Cosmic Dipoles from Large-Scale Structure Surveys
Jaiyul Yoo, Matteo Magi, Dragan Huterer
TL;DR
This work develops a gauge-aware, relativistic framework to quantify cosmic dipoles across CMB, supernova luminosity distances, and galaxy surveys within $\Lambda$CDM using Planck parameters and Boltzmann codes. It shows that the observer’s conformal Newtonian velocity principally drives the dipoles, while intrinsic velocities of sources decay with redshift, making a universal common rest frame an approximation rather than a reality. The analysis clarifies misconceptions about the intrinsic dipole and the Ellis–Baldwin test, and demonstrates that while local density fluctuations can contribute at low redshift, they are largely suppressed when integrating over realistic redshift distributions. These results illuminate the source of the observed tensions between CMB- and LSS-derived dipoles and provide a practical, extendable calculation scheme for testing cosmological models beyond $\Lambda$CDM.
Abstract
Large-scale structure surveys can be used to measure the dipole in the cosmic microwave background (CMB), in the luminosity distances inferred from type-Ia supernova observations, and in the spatial distribution of galaxies and quasars.
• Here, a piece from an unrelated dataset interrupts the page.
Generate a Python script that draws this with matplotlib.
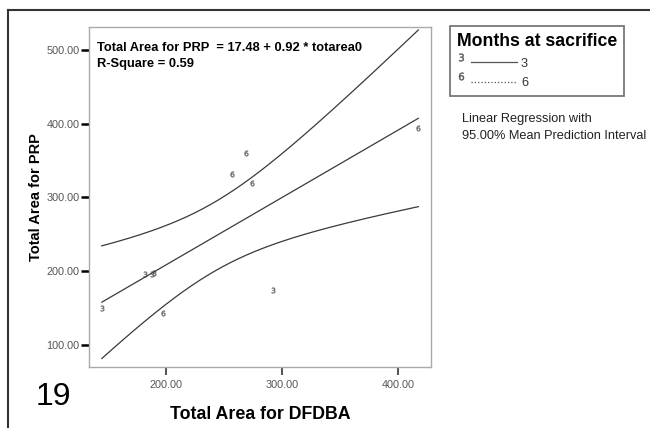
import matplotlib.pyplot as plt
import numpy as np
from matplotlib.lines import Line2D
from matplotlib.legend_handler import HandlerBase

plt.rcParams['font.family'] = ['Liberation Sans', 'DejaVu Sans']

# data
dfdba_3 = [181.9, 187.7, 144.6, 292.5, 189.7]
prp_3 = [196.0, 196.0, 149.6, 175.0, 198.0]
dfdba_6 = [268.7, 257.2, 273.9, 417.5, 197.7]
prp_6 = [359.8, 331.8, 319.0, 393.8, 142.7]

x_ticks = [200, 300, 400]
y_ticks = [100, 200, 300, 400, 500]


class MarkLineHandler(HandlerBase):
    # marker on the left, line sample to its right (SPSS style)
    def create_artists(self, legend, orig_handle, xdescent, ydescent,
                       width, height, fontsize, trans):
        y = height / 2 - ydescent
        mk = Line2D([-xdescent + 3], [y + 4], ls='none',
                    marker=orig_handle.get_marker(), markersize=5.5,
                    color='#555555', markeredgewidth=0.3)
        ln = Line2D([-xdescent + 0.24 * width, width - xdescent], [y, y],
                    ls=orig_handle.get_linestyle(), lw=0.9, color='#555555')
        mk.set_transform(trans)
        ln.set_transform(trans)
        return [mk, ln]


fig = plt.figure(figsize=(6.5, 4.28), dpi=100)
ax = fig.add_axes([0.137, 0.1425, 0.526, 0.794])

# regression + 95% mean CI, computed from all points
x = np.array(dfdba_3 + dfdba_6)
y = np.array(prp_3 + prp_6)
n = len(x)
b1, b0 = np.polyfit(x, y, 1)
resid = y - (b0 + b1 * x)
s = np.sqrt(np.sum(resid ** 2) / (n - 2))
sxx = np.sum((x - x.mean()) ** 2)
t = 2.306  # t(0.975, 8)
xs = np.linspace(x.min(), x.max(), 200)
fit = b0 + b1 * xs
hw = t * s * np.sqrt(1 / n + (xs - x.mean()) ** 2 / sxx)

lc = '#3a3a3a'
ax.plot(xs, fit, color=lc, lw=0.9)
ax.plot(xs, fit + hw, color=lc, lw=0.9)
ax.plot(xs, fit - hw, color=lc, lw=0.9)

ax.scatter(dfdba_3, prp_3, marker='$3$', s=16, color='#666666', lw=0.3)
ax.scatter(dfdba_6, prp_6, marker='$6$', s=16, color='#666666', lw=0.3)

ax.set_xlim(133.6, 428.4)
ax.set_ylim(70, 531)
ax.set_xticks(x_ticks)
ax.set_yticks(y_ticks)
ax.set_xticklabels(['%.2f' % v for v in x_ticks], fontsize=7.8, color='#555555')
ax.set_yticklabels(['%.2f' % v for v in y_ticks], fontsize=7.8, color='#555555')
ax.tick_params(axis='y', length=6, width=1.8, color='black', pad=1)
ax.tick_params(axis='x', length=6, width=1.3, color='#444444', pad=3)
for sp in ax.spines.values():
    sp.set_color('#aaaaaa')
    sp.set_linewidth(1.0)

ax.set_xlabel('Total Area for DFDBA', fontsize=12.8, fontweight='bold', labelpad=12)
ax.set_ylabel('Total Area for PRP', fontsize=10.5, fontweight='bold', labelpad=2)

ax.text(0.022, 0.955, 'Total Area for PRP  = 17.48 + 0.92 * totarea0\nR-Square = 0.59',
        transform=ax.transAxes, fontsize=9.3, fontweight='bold', va='top',
        linespacing=1.4)

# legend
handles = [Line2D([], [], ls='-', marker='$3$'),
           Line2D([], [], ls=':', marker='$6$')]
leg = fig.legend(handles, ['3', '6'], title='Months at sacrifice',
                 handler_map={Line2D: MarkLineHandler()},
                 loc='upper left', bbox_to_anchor=(0.6923, 0.9393),
                 fontsize=9.2, frameon=True, fancybox=False, edgecolor='#555555',
                 handlelength=4.7, handletextpad=0.3, borderpad=0.55,
                 labelspacing=0.6, borderaxespad=0, alignment='left')
leg.get_title().set_fontweight('bold')
leg.get_title().set_fontsize(12.7)
leg.get_frame().set_linewidth(1.3)
for txt in leg.get_texts():
    txt.set_color('#333333')

fig.text(0.711, 0.735, 'Linear Regression with\n95.00% Mean Prediction Interval',
         fontsize=9.2, va='top', color='#222222', linespacing=1.5)

fig.text(0.055, 0.054, '19', fontsize=23, va='baseline')

# outer frame (top and left only)
fig.add_artist(Line2D([0.0123, 0.0123], [0, 0.977], color='#333333', lw=1.5,
                      transform=fig.transFigure))
fig.add_artist(Line2D([0.0123, 1.0], [0.977, 0.977], color='#333333', lw=1.5,
                      transform=fig.transFigure))

fig.savefig('out.png', dpi=100)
The measurements of these cosmic dipoles appear to be mutually inconsistent, even though they are expected to indicate the common observer velocity. This observational tension may represent a significant challenge to the standard model of cosmology. Here we study in detail what contributes to the cosmic dipoles from CMB, supernova, and galaxy survey in the standard $Λ$CDM model, though our theoretical model can be applied beyond the standard model. While measurements of the cosmic dipoles yield the relative velocities between the source samples and the observer velocity, the motion of the observer is the dominant contribution in the conformal Newtonian gauge, and the intrinsic velocities of the samples fall steeply with increasing redshift of the sources. Hence the cosmic dipoles of CMB, type-Ia supernovae, and galaxies should be aligned but can have different amplitudes. We also clarify several misconceptions that are commonly found in the literature.